Of course, the TCPS scheme would be implemented with TCP, with that port being embedded within it. And, that's the main point: The lower level TCP layers do not need to deal with encoding and decoding. It just cares about bytes.

Back to the goal...

So, is this a good approach?

It depends on what we want, doesn't it? In REBOL, we have this objective:

  1. Simple things should be simple.
  2. Complex things should be possible (and as simple as possible).

So, we want to be able to simply get text from a file, or data from a REBOL script, or an image from an image file. We want to write code like:

data: get-the-contents-of %file
data: get-the-contents-of web-url

Earlier, people objected to the idea that we might provide helper functions such as:

data: read-text %afile

because it would mean enumerating that for all datatypes, such as read-image, etc.. I agree.

But, if we want to avoid that, we need to say that we are going to use a much smarter function, one that can properly identify the content and decode it.

I do not think of that as the main purpose of read. To me, that seems more like what load does. And, we are allowed to make load as smart as we want. For example, load may use a system table that contains suffixes and take a MIME-style.

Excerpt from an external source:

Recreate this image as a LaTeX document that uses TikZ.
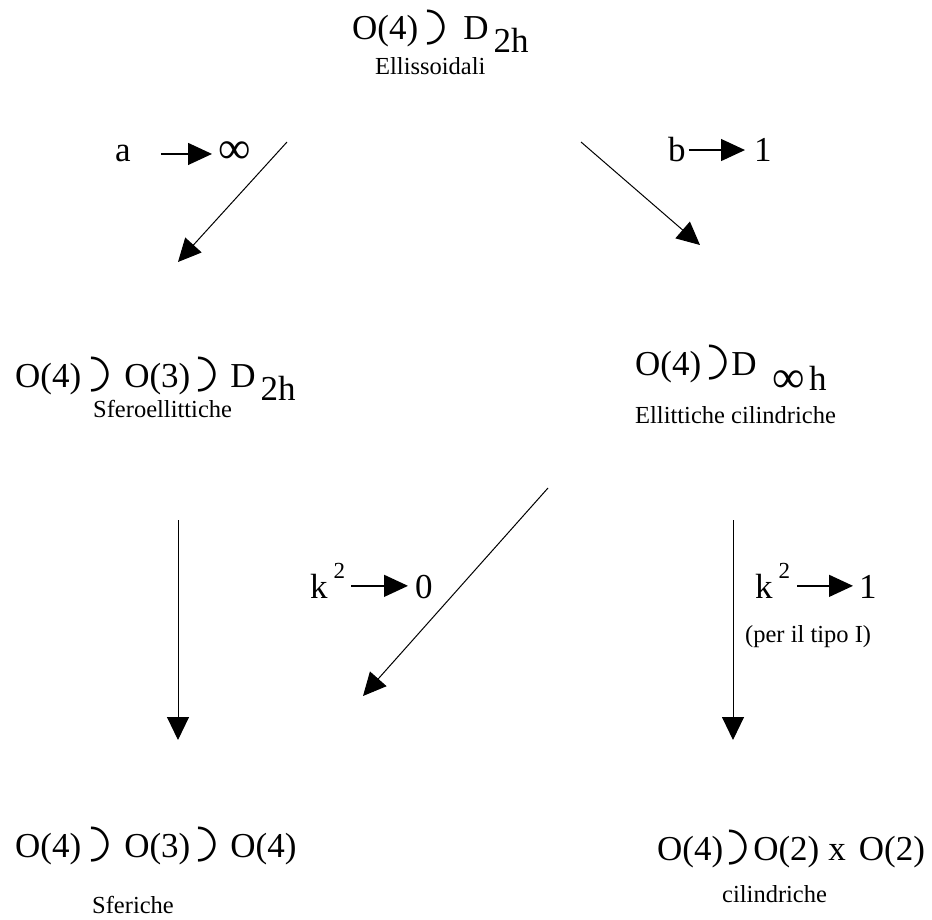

The result may be something like this:

image: load %photo.jpg
code: load %script.r
text: load %info.txt

where, .jpg, .r, and even .txt are defined within a system/load-types table of some kind. In the case of .txt, the default would examine the BOM for UTF encoding. I think we can do a smart design job of keeping it simple.

For things like network transfers, when we write more complex code such as handling our own transfers with our own port awake functions, I do not think it is a big problem to deal with a few more details, such as encoding.

And, of course, as we find patterns to more complex usage, we can create new schemes or add options to existing schemes, to help simple things remain simple.